#### RECORDED INFORMATION:
════════════════════

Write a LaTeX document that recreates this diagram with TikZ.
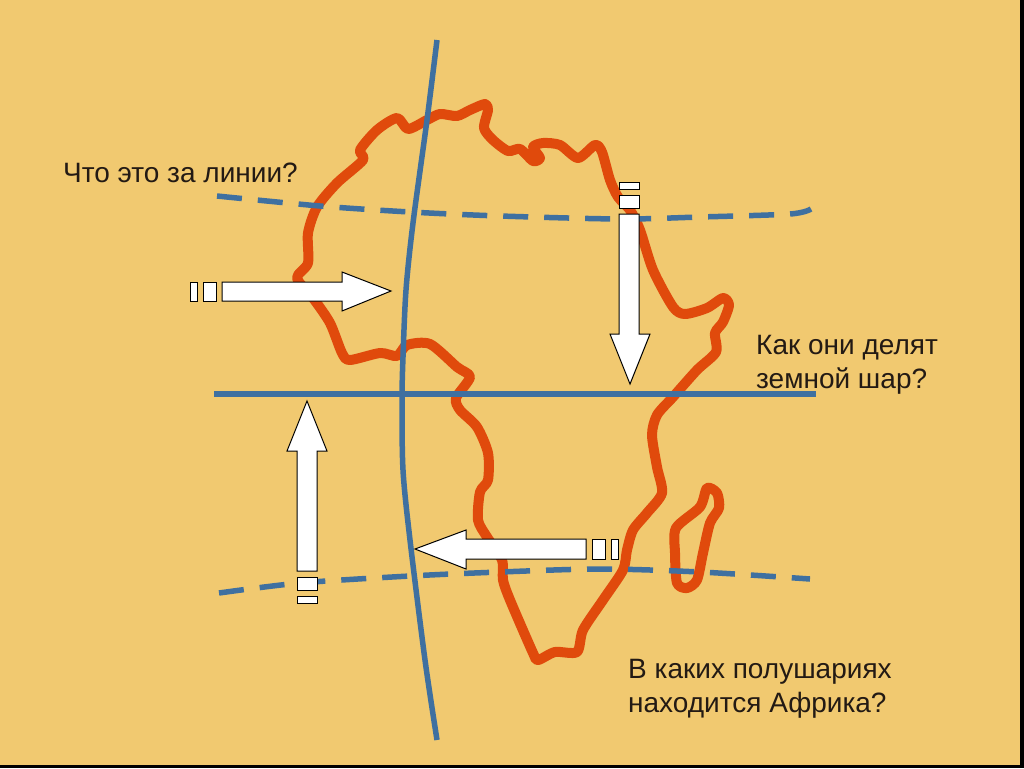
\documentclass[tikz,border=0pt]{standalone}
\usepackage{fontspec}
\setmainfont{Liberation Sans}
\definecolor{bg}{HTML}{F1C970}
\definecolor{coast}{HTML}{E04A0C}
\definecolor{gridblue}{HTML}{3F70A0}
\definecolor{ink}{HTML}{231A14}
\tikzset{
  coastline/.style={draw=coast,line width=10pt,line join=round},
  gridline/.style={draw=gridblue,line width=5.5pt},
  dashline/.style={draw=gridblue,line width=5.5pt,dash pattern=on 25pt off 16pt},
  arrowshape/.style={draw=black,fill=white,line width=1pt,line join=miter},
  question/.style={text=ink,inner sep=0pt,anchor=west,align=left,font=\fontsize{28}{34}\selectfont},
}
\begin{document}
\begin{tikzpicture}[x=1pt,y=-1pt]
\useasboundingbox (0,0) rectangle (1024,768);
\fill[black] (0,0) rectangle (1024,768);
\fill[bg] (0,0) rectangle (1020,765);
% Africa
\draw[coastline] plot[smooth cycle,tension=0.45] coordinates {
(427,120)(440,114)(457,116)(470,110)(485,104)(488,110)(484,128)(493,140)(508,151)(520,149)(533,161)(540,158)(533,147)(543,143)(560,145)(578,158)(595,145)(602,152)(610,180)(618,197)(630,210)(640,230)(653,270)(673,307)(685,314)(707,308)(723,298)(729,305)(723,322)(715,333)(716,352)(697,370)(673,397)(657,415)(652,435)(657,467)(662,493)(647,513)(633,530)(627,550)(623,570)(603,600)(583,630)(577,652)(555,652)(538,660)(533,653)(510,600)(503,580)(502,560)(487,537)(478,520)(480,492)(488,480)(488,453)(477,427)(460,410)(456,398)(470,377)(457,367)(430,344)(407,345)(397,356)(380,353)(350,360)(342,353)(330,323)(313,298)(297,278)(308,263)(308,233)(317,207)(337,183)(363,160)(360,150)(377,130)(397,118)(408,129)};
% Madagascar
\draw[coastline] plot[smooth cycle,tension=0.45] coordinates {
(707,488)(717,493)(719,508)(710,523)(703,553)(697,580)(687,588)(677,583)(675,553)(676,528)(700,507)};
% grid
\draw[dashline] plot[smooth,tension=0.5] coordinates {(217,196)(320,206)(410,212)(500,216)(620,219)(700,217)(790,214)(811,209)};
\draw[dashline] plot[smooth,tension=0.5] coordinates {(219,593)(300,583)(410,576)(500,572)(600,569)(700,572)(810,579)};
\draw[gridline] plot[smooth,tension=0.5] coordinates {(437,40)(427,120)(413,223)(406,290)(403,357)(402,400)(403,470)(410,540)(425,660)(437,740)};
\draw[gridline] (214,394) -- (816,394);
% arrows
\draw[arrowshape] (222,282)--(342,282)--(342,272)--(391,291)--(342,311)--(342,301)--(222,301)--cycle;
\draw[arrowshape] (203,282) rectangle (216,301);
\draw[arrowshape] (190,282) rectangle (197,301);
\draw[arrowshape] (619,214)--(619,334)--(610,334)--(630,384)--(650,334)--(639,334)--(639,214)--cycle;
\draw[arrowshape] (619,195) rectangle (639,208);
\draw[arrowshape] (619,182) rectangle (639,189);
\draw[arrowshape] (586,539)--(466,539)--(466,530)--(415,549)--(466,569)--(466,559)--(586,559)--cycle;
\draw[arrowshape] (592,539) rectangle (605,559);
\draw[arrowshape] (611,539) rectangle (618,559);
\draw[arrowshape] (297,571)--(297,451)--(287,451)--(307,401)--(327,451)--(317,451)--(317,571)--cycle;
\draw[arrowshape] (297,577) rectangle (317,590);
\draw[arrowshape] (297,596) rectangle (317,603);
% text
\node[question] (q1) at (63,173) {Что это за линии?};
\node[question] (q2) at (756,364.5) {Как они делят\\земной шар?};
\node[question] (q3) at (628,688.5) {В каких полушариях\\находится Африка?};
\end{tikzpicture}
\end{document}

════════════════════

#### TASK DIRECTIONS:
Repeat the data exactly, excluding the pictures.

#### RESPONSE TO THIS EXERCISE:
Write a LaTeX document that recreates this diagram with TikZ.
\documentclass[tikz,border=0pt]{standalone}
\usepackage{fontspec}
\setmainfont{Liberation Sans}
\definecolor{bg}{HTML}{F1C970}
\definecolor{coast}{HTML}{E04A0C}
\definecolor{gridblue}{HTML}{3F70A0}
\definecolor{ink}{HTML}{231A14}
\tikzset{
  coastline/.style={draw=coast,line width=10pt,line join=round},
  gridline/.style={draw=gridblue,line width=5.5pt},
  dashline/.style={draw=gridblue,line width=5.5pt,dash pattern=on 25pt off 16pt},
  arrowshape/.style={draw=black,fill=white,line width=1pt,line join=miter},
  question/.style={text=ink,inner sep=0pt,anchor=west,align=left,font=\fontsize{28}{34}\selectfont},
}
\begin{document}
\begin{tikzpicture}[x=1pt,y=-1pt]
\useasboundingbox (0,0) rectangle (1024,768);
\fill[black] (0,0) rectangle (1024,768);
\fill[bg] (0,0) rectangle (1020,765);
% Africa
\draw[coastline] plot[smooth cycle,tension=0.45] coordinates {
(427,120)(440,114)(457,116)(470,110)(485,104)(488,110)(484,128)(493,140)(508,151)(520,149)(533,161)(540,158)(533,147)(543,143)(560,145)(578,158)(595,145)(602,152)(610,180)(618,197)(630,210)(640,230)(653,270)(673,307)(685,314)(707,308)(723,298)(729,305)(723,322)(715,333)(716,352)(697,370)(673,397)(657,415)(652,435)(657,467)(662,493)(647,513)(633,530)(627,550)(623,570)(603,600)(583,630)(577,652)(555,652)(538,660)(533,653)(510,600)(503,580)(502,560)(487,537)(478,520)(480,492)(488,480)(488,453)(477,427)(460,410)(456,398)(470,377)(457,367)(430,344)(407,345)(397,356)(380,353)(350,360)(342,353)(330,323)(313,298)(297,278)(308,263)(308,233)(317,207)(337,183)(363,160)(360,150)(377,130)(397,118)(408,129)};
% Madagascar
\draw[coastline] plot[smooth cycle,tension=0.45] coordinates {
(707,488)(717,493)(719,508)(710,523)(703,553)(697,580)(687,588)(677,583)(675,553)(676,528)(700,507)};
% grid
\draw[dashline] plot[smooth,tension=0.5] coordinates {(217,196)(320,206)(410,212)(500,216)(620,219)(700,217)(790,214)(811,209)};
\draw[dashline] plot[smooth,tension=0.5] coordinates {(219,593)(300,583)(410,576)(500,572)(600,569)(700,572)(810,579)};
\draw[gridline] plot[smooth,tension=0.5] coordinates {(437,40)(427,120)(413,223)(406,290)(403,357)(402,400)(403,470)(410,540)(425,660)(437,740)};
\draw[gridline] (214,394) -- (816,394);
% arrows
\draw[arrowshape] (222,282)--(342,282)--(342,272)--(391,291)--(342,311)--(342,301)--(222,301)--cycle;
\draw[arrowshape] (203,282) rectangle (216,301);
\draw[arrowshape] (190,282) rectangle (197,301);
\draw[arrowshape] (619,214)--(619,334)--(610,334)--(630,384)--(650,334)--(639,334)--(639,214)--cycle;
\draw[arrowshape] (619,195) rectangle (639,208);
\draw[arrowshape] (619,182) rectangle (639,189);
\draw[arrowshape] (586,539)--(466,539)--(466,530)--(415,549)--(466,569)--(466,559)--(586,559)--cycle;
\draw[arrowshape] (592,539) rectangle (605,559);
\draw[arrowshape] (611,539) rectangle (618,559);
\draw[arrowshape] (297,571)--(297,451)--(287,451)--(307,401)--(327,451)--(317,451)--(317,571)--cycle;
\draw[arrowshape] (297,577) rectangle (317,590);
\draw[arrowshape] (297,596) rectangle (317,603);
% text
\node[question] (q1) at (63,173) {Что это за линии?};
\node[question] (q2) at (756,364.5) {Как они делят\\земной шар?};
\node[question] (q3) at (628,688.5) {В каких полушариях\\находится Африка?};
\end{tikzpicture}
\end{document}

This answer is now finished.